#### Exercise prompt:
Give the data again exactly as written, skipping any pictures.

..........

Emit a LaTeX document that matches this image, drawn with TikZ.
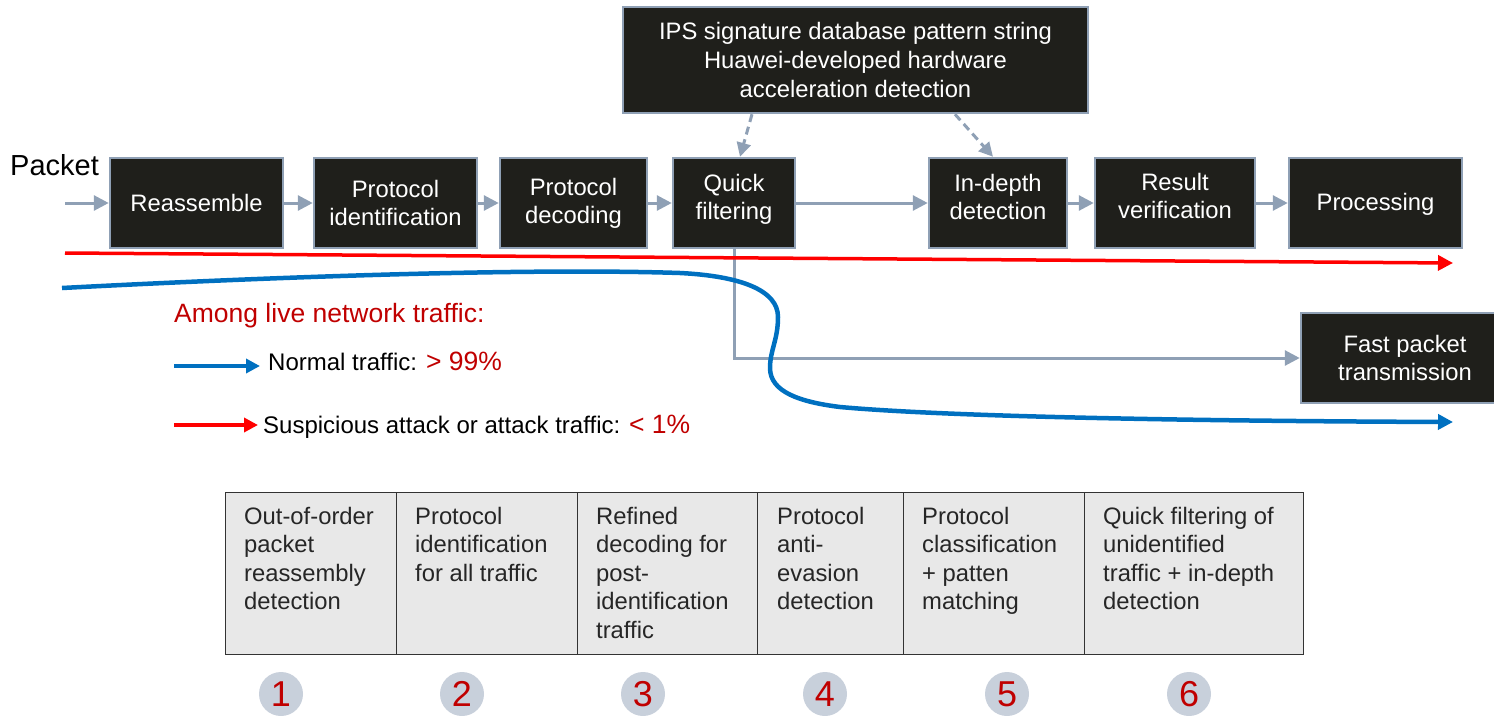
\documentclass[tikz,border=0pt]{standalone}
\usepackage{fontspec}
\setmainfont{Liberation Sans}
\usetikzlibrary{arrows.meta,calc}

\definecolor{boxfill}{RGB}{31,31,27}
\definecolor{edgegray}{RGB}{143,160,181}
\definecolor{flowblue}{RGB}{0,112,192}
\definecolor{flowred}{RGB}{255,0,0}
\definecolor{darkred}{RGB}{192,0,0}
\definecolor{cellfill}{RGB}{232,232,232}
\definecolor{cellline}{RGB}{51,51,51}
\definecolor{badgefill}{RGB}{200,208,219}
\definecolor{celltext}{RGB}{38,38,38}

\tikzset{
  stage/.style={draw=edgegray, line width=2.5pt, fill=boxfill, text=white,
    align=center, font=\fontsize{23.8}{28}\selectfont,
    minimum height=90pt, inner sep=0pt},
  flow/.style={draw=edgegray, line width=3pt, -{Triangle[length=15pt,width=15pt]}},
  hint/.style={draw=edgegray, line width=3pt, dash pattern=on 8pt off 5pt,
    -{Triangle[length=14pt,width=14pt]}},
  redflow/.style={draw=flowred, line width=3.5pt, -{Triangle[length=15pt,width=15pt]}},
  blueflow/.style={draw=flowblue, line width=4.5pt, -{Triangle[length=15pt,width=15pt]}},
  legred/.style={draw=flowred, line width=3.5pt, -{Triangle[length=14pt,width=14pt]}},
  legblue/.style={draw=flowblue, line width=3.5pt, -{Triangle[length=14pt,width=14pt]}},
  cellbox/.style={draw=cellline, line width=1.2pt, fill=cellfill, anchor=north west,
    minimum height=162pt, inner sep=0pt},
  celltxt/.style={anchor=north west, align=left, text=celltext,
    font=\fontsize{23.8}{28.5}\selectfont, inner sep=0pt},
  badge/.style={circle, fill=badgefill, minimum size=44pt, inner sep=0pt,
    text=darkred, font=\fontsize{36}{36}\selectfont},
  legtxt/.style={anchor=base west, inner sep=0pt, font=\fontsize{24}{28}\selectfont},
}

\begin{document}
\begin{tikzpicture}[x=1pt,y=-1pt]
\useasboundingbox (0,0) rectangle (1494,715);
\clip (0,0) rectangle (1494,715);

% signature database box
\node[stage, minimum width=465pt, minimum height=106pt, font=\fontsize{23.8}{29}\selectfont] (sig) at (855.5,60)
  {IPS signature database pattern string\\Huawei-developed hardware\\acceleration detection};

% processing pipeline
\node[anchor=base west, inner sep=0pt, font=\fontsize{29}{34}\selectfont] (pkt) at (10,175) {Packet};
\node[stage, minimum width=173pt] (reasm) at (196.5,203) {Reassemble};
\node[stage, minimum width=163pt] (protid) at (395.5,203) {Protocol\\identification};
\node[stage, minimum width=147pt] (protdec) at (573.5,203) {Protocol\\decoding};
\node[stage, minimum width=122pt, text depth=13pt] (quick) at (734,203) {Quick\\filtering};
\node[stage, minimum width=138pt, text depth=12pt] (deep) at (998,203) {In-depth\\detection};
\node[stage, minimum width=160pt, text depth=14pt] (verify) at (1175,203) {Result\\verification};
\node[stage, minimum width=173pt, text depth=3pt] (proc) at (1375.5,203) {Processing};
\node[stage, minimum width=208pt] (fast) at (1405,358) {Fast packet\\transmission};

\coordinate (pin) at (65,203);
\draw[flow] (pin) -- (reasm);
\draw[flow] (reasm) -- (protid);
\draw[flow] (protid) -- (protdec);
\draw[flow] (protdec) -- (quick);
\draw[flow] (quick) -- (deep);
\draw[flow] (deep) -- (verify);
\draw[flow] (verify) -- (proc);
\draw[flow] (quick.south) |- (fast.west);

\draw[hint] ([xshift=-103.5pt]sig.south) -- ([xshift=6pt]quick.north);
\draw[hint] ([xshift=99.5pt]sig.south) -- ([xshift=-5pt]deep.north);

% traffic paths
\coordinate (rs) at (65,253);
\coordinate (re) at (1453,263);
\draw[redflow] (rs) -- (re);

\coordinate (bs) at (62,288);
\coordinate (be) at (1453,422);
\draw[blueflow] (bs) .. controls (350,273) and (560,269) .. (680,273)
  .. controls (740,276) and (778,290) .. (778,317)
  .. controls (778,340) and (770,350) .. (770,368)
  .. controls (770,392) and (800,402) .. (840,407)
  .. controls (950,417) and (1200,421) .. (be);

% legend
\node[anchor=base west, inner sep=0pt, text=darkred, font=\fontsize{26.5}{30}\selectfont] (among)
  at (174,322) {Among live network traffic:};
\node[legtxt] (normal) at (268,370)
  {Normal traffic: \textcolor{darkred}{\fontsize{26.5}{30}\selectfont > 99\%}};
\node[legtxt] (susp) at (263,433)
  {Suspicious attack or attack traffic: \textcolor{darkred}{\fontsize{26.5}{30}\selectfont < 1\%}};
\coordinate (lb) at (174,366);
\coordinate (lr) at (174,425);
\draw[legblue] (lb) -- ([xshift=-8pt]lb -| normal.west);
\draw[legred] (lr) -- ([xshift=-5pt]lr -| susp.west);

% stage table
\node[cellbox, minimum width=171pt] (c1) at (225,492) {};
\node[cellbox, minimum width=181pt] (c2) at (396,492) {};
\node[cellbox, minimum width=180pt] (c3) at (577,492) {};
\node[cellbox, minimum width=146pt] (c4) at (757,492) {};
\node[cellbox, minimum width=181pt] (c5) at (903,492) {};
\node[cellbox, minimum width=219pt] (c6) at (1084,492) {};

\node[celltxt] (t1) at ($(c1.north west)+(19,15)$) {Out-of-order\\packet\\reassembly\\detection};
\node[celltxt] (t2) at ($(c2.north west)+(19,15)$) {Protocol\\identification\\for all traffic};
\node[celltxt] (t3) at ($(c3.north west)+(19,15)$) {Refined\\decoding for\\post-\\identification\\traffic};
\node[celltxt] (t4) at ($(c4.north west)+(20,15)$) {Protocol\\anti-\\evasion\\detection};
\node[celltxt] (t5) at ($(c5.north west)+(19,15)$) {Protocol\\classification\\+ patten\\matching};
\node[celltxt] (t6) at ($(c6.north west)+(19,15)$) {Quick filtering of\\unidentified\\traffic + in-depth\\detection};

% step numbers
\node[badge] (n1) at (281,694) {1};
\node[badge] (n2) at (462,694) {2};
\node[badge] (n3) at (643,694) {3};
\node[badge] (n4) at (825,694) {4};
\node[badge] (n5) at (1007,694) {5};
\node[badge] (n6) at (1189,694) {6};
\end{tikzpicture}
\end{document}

..........

#### Output below:
Emit a LaTeX document that matches this image, drawn with TikZ.
\documentclass[tikz,border=0pt]{standalone}
\usepackage{fontspec}
\setmainfont{Liberation Sans}
\usetikzlibrary{arrows.meta,calc}

\definecolor{boxfill}{RGB}{31,31,27}
\definecolor{edgegray}{RGB}{143,160,181}
\definecolor{flowblue}{RGB}{0,112,192}
\definecolor{flowred}{RGB}{255,0,0}
\definecolor{darkred}{RGB}{192,0,0}
\definecolor{cellfill}{RGB}{232,232,232}
\definecolor{cellline}{RGB}{51,51,51}
\definecolor{badgefill}{RGB}{200,208,219}
\definecolor{celltext}{RGB}{38,38,38}

\tikzset{
  stage/.style={draw=edgegray, line width=2.5pt, fill=boxfill, text=white,
    align=center, font=\fontsize{23.8}{28}\selectfont,
    minimum height=90pt, inner sep=0pt},
  flow/.style={draw=edgegray, line width=3pt, -{Triangle[length=15pt,width=15pt]}},
  hint/.style={draw=edgegray, line width=3pt, dash pattern=on 8pt off 5pt,
    -{Triangle[length=14pt,width=14pt]}},
  redflow/.style={draw=flowred, line width=3.5pt, -{Triangle[length=15pt,width=15pt]}},
  blueflow/.style={draw=flowblue, line width=4.5pt, -{Triangle[length=15pt,width=15pt]}},
  legred/.style={draw=flowred, line width=3.5pt, -{Triangle[length=14pt,width=14pt]}},
  legblue/.style={draw=flowblue, line width=3.5pt, -{Triangle[length=14pt,width=14pt]}},
  cellbox/.style={draw=cellline, line width=1.2pt, fill=cellfill, anchor=north west,
    minimum height=162pt, inner sep=0pt},
  celltxt/.style={anchor=north west, align=left, text=celltext,
    font=\fontsize{23.8}{28.5}\selectfont, inner sep=0pt},
  badge/.style={circle, fill=badgefill, minimum size=44pt, inner sep=0pt,
    text=darkred, font=\fontsize{36}{36}\selectfont},
  legtxt/.style={anchor=base west, inner sep=0pt, font=\fontsize{24}{28}\selectfont},
}

\begin{document}
\begin{tikzpicture}[x=1pt,y=-1pt]
\useasboundingbox (0,0) rectangle (1494,715);
\clip (0,0) rectangle (1494,715);

% signature database box
\node[stage, minimum width=465pt, minimum height=106pt, font=\fontsize{23.8}{29}\selectfont] (sig) at (855.5,60)
  {IPS signature database pattern string\\Huawei-developed hardware\\acceleration detection};

% processing pipeline
\node[anchor=base west, inner sep=0pt, font=\fontsize{29}{34}\selectfont] (pkt) at (10,175) {Packet};
\node[stage, minimum width=173pt] (reasm) at (196.5,203) {Reassemble};
\node[stage, minimum width=163pt] (protid) at (395.5,203) {Protocol\\identification};
\node[stage, minimum width=147pt] (protdec) at (573.5,203) {Protocol\\decoding};
\node[stage, minimum width=122pt, text depth=13pt] (quick) at (734,203) {Quick\\filtering};
\node[stage, minimum width=138pt, text depth=12pt] (deep) at (998,203) {In-depth\\detection};
\node[stage, minimum width=160pt, text depth=14pt] (verify) at (1175,203) {Result\\verification};
\node[stage, minimum width=173pt, text depth=3pt] (proc) at (1375.5,203) {Processing};
\node[stage, minimum width=208pt] (fast) at (1405,358) {Fast packet\\transmission};

\coordinate (pin) at (65,203);
\draw[flow] (pin) -- (reasm);
\draw[flow] (reasm) -- (protid);
\draw[flow] (protid) -- (protdec);
\draw[flow] (protdec) -- (quick);
\draw[flow] (quick) -- (deep);
\draw[flow] (deep) -- (verify);
\draw[flow] (verify) -- (proc);
\draw[flow] (quick.south) |- (fast.west);

\draw[hint] ([xshift=-103.5pt]sig.south) -- ([xshift=6pt]quick.north);
\draw[hint] ([xshift=99.5pt]sig.south) -- ([xshift=-5pt]deep.north);

% traffic paths
\coordinate (rs) at (65,253);
\coordinate (re) at (1453,263);
\draw[redflow] (rs) -- (re);

\coordinate (bs) at (62,288);
\coordinate (be) at (1453,422);
\draw[blueflow] (bs) .. controls (350,273) and (560,269) .. (680,273)
  .. controls (740,276) and (778,290) .. (778,317)
  .. controls (778,340) and (770,350) .. (770,368)
  .. controls (770,392) and (800,402) .. (840,407)
  .. controls (950,417) and (1200,421) .. (be);

% legend
\node[anchor=base west, inner sep=0pt, text=darkred, font=\fontsize{26.5}{30}\selectfont] (among)
  at (174,322) {Among live network traffic:};
\node[legtxt] (normal) at (268,370)
  {Normal traffic: \textcolor{darkred}{\fontsize{26.5}{30}\selectfont > 99\%}};
\node[legtxt] (susp) at (263,433)
  {Suspicious attack or attack traffic: \textcolor{darkred}{\fontsize{26.5}{30}\selectfont < 1\%}};
\coordinate (lb) at (174,366);
\coordinate (lr) at (174,425);
\draw[legblue] (lb) -- ([xshift=-8pt]lb -| normal.west);
\draw[legred] (lr) -- ([xshift=-5pt]lr -| susp.west);

% stage table
\node[cellbox, minimum width=171pt] (c1) at (225,492) {};
\node[cellbox, minimum width=181pt] (c2) at (396,492) {};
\node[cellbox, minimum width=180pt] (c3) at (577,492) {};
\node[cellbox, minimum width=146pt] (c4) at (757,492) {};
\node[cellbox, minimum width=181pt] (c5) at (903,492) {};
\node[cellbox, minimum width=219pt] (c6) at (1084,492) {};

\node[celltxt] (t1) at ($(c1.north west)+(19,15)$) {Out-of-order\\packet\\reassembly\\detection};
\node[celltxt] (t2) at ($(c2.north west)+(19,15)$) {Protocol\\identification\\for all traffic};
\node[celltxt] (t3) at ($(c3.north west)+(19,15)$) {Refined\\decoding for\\post-\\identification\\traffic};
\node[celltxt] (t4) at ($(c4.north west)+(20,15)$) {Protocol\\anti-\\evasion\\detection};
\node[celltxt] (t5) at ($(c5.north west)+(19,15)$) {Protocol\\classification\\+ patten\\matching};
\node[celltxt] (t6) at ($(c6.north west)+(19,15)$) {Quick filtering of\\unidentified\\traffic + in-depth\\detection};

% step numbers
\node[badge] (n1) at (281,694) {1};
\node[badge] (n2) at (462,694) {2};
\node[badge] (n3) at (643,694) {3};
\node[badge] (n4) at (825,694) {4};
\node[badge] (n5) at (1007,694) {5};
\node[badge] (n6) at (1189,694) {6};
\end{tikzpicture}
\end{document}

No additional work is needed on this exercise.